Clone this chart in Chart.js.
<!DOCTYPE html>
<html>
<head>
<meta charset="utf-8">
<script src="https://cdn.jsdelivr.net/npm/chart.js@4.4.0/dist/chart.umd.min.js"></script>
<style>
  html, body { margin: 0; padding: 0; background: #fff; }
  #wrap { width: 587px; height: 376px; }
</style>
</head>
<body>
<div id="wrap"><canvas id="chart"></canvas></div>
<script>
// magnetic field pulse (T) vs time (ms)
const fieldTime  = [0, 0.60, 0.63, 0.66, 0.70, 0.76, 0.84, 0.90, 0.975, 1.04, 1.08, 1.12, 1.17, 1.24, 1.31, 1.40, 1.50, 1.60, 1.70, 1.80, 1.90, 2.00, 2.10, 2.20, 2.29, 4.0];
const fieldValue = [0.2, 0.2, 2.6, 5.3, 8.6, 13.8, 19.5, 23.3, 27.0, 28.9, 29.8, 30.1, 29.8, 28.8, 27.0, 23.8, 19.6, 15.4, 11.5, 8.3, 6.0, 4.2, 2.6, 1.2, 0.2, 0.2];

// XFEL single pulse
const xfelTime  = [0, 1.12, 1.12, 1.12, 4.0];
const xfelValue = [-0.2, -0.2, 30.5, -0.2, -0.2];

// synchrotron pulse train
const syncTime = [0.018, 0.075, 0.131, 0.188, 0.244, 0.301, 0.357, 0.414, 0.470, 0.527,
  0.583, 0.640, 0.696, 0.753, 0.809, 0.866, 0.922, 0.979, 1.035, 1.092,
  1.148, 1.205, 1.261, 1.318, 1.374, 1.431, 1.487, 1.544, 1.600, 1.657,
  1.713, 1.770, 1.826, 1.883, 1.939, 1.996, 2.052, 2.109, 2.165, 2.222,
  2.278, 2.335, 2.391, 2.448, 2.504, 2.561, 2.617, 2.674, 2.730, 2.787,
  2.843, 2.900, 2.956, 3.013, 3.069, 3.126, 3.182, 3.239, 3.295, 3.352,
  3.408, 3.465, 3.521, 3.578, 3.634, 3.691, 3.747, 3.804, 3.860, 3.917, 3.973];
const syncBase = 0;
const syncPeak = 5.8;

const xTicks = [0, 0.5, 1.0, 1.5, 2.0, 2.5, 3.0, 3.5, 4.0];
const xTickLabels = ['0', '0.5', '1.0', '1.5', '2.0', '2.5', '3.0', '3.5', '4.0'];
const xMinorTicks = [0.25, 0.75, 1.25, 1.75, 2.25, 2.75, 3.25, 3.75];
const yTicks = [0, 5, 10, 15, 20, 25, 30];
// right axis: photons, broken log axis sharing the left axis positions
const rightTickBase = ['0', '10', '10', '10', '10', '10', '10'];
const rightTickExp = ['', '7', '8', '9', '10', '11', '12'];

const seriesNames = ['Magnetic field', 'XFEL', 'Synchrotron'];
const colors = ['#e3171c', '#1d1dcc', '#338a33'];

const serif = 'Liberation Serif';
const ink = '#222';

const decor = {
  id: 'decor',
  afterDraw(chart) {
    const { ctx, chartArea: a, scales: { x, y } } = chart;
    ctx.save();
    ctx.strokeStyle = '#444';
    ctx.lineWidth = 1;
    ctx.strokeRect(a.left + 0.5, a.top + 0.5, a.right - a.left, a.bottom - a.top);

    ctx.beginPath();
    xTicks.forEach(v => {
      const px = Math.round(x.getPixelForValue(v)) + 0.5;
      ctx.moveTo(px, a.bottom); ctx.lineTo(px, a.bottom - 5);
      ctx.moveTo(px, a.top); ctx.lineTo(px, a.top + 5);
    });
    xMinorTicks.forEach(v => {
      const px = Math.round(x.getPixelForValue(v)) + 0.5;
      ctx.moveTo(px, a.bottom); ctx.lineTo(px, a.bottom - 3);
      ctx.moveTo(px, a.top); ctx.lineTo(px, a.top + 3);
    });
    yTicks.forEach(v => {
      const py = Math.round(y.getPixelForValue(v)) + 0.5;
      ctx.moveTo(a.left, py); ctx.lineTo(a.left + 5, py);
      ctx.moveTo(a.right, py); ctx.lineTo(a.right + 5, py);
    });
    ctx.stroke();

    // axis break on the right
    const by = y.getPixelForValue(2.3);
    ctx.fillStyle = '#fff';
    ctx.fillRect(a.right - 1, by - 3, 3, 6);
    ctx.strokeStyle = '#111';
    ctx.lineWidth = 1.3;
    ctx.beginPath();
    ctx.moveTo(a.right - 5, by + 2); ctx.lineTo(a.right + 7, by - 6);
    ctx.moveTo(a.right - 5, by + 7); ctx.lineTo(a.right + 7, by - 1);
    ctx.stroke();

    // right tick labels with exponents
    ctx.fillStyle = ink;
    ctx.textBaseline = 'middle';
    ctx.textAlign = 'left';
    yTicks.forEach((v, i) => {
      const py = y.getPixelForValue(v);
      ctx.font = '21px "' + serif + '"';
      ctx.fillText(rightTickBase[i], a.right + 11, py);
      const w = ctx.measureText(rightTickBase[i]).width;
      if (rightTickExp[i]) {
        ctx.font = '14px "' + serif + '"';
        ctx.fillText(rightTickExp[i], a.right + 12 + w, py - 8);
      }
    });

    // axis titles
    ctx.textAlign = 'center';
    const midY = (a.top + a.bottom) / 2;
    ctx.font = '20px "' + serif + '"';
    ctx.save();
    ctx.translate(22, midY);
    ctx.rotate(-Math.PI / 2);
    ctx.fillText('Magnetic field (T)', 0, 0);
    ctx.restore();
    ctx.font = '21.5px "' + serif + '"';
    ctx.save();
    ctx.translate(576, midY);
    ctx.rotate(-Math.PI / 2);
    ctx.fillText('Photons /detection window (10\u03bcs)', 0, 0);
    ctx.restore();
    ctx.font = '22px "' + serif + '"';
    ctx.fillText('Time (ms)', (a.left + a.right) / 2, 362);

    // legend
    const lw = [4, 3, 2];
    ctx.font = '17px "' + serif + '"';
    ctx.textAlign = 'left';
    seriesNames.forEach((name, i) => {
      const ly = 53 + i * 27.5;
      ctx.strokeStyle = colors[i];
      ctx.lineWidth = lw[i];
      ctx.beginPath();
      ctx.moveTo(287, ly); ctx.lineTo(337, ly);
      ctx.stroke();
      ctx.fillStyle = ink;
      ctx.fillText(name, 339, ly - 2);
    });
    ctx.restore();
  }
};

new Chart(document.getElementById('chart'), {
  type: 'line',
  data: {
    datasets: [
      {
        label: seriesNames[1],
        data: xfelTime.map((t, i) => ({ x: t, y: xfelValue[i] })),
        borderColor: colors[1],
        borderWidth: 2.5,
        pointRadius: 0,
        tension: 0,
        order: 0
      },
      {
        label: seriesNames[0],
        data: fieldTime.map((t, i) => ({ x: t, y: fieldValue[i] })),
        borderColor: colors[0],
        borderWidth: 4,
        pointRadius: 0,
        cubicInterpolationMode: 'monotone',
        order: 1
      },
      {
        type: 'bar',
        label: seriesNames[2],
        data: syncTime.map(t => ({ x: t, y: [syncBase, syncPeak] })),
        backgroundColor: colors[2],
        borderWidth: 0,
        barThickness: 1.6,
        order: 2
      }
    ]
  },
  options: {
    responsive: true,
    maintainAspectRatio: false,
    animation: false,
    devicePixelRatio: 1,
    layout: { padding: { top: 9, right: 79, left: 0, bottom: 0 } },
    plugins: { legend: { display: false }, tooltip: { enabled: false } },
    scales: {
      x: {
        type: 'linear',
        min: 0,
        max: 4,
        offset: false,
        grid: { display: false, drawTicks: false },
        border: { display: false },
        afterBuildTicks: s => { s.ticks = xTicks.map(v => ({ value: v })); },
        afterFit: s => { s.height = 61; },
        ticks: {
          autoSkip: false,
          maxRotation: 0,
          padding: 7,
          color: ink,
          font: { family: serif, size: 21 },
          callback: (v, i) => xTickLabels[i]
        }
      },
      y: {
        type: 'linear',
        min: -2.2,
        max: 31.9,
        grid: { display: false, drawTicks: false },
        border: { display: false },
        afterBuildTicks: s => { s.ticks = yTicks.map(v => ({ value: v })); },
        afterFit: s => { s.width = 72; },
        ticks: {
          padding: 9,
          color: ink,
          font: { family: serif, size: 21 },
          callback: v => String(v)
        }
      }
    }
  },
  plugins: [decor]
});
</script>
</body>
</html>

·····

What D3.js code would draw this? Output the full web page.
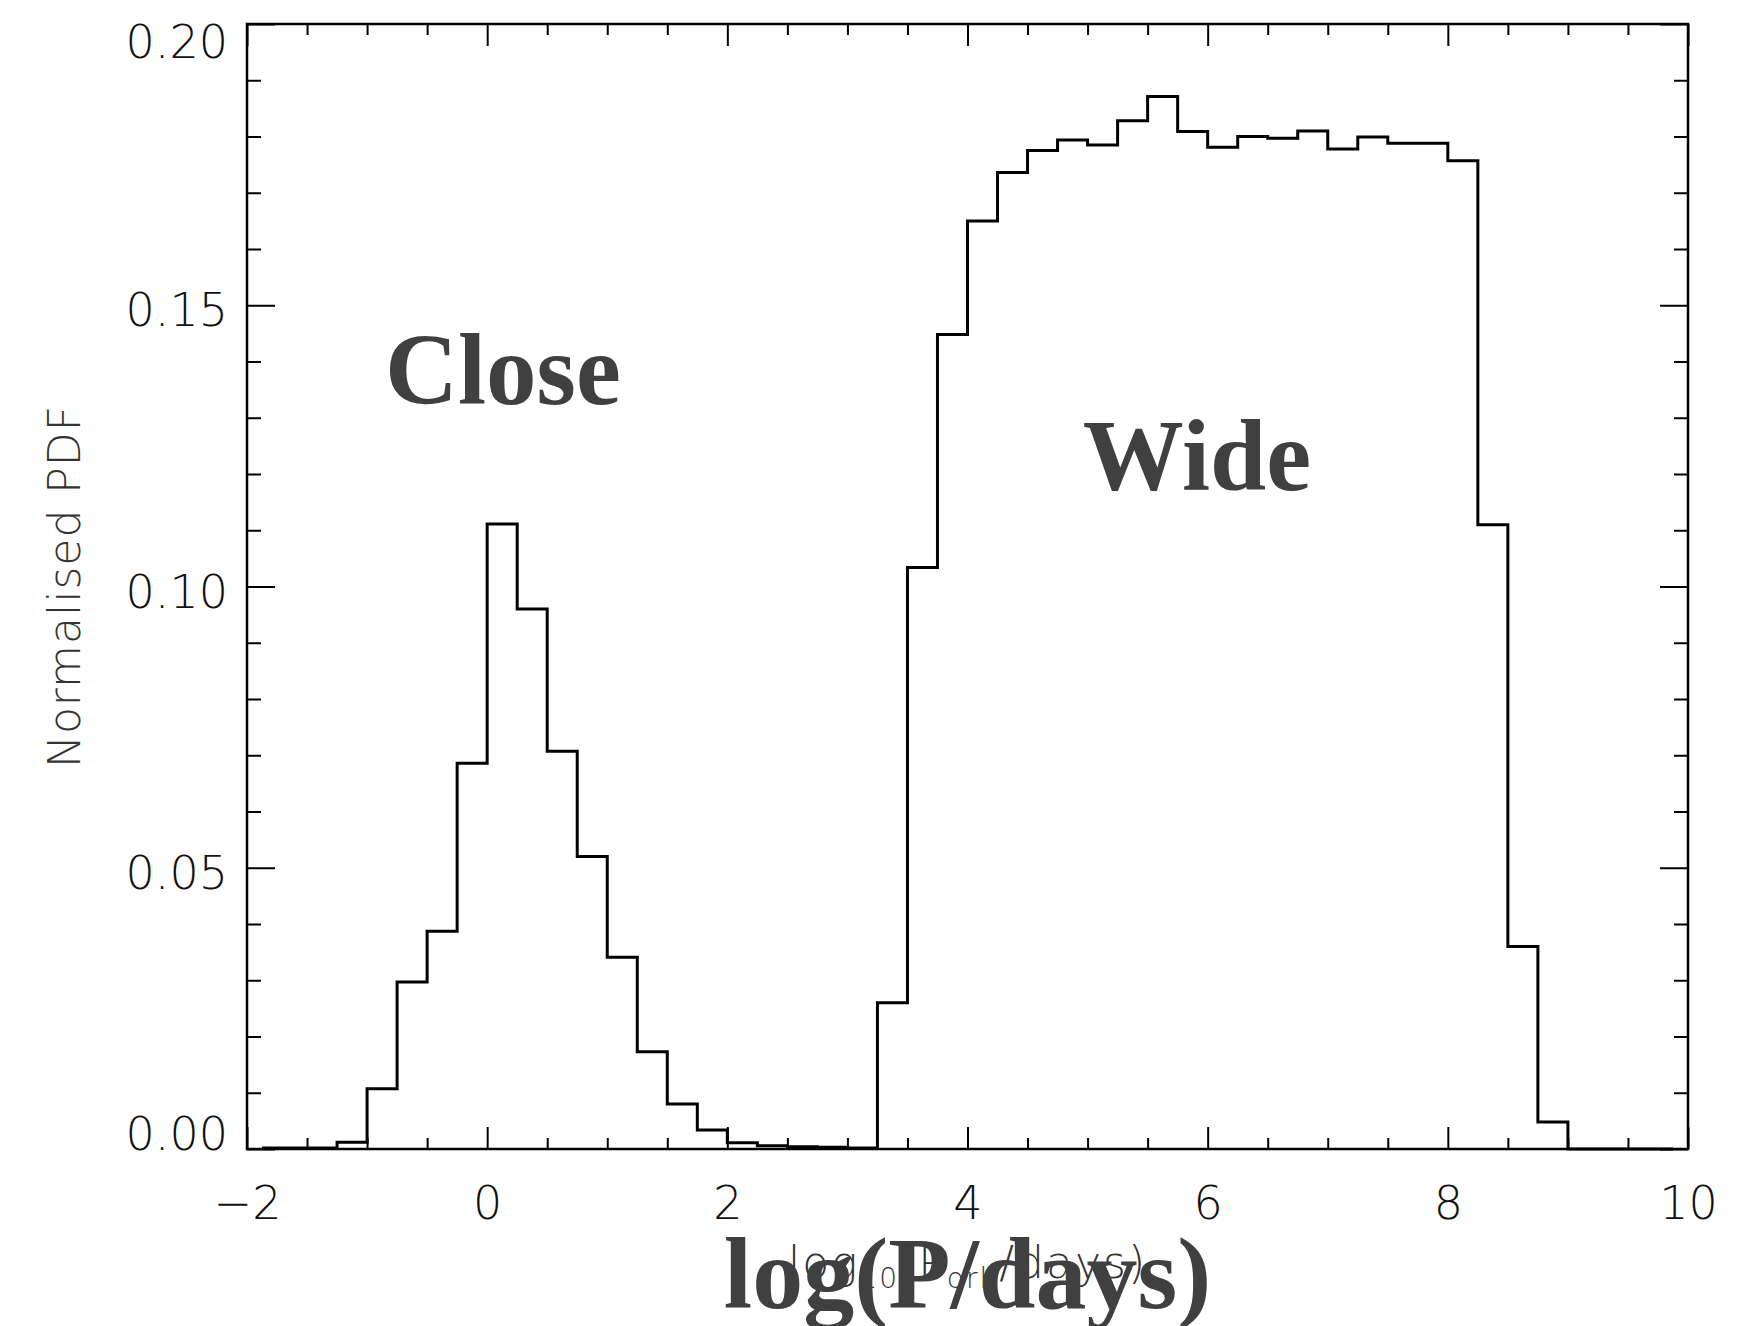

·····

Nothing but the lines from the line that contains "Clone this chart in Chart.js." through the line that contains "const xfelValue = [-0.2, -0.2, 30.5, -0.2, -0.2];" should be given again, each exactly as it stands, both ends included.

Clone this chart in Chart.js.
<!DOCTYPE html>
<html>
<head>
<meta charset="utf-8">
<script src="https://cdn.jsdelivr.net/npm/chart.js@4.4.0/dist/chart.umd.min.js"></script>
<style>
  html, body { margin: 0; padding: 0; background: #fff; }
  #wrap { width: 587px; height: 376px; }
</style>
</head>
<body>
<div id="wrap"><canvas id="chart"></canvas></div>
<script>
// magnetic field pulse (T) vs time (ms)
const fieldTime  = [0, 0.60, 0.63, 0.66, 0.70, 0.76, 0.84, 0.90, 0.975, 1.04, 1.08, 1.12, 1.17, 1.24, 1.31, 1.40, 1.50, 1.60, 1.70, 1.80, 1.90, 2.00, 2.10, 2.20, 2.29, 4.0];
const fieldValue = [0.2, 0.2, 2.6, 5.3, 8.6, 13.8, 19.5, 23.3, 27.0, 28.9, 29.8, 30.1, 29.8, 28.8, 27.0, 23.8, 19.6, 15.4, 11.5, 8.3, 6.0, 4.2, 2.6, 1.2, 0.2, 0.2];

// XFEL single pulse
const xfelTime  = [0, 1.12, 1.12, 1.12, 4.0];
const xfelValue = [-0.2, -0.2, 30.5, -0.2, -0.2];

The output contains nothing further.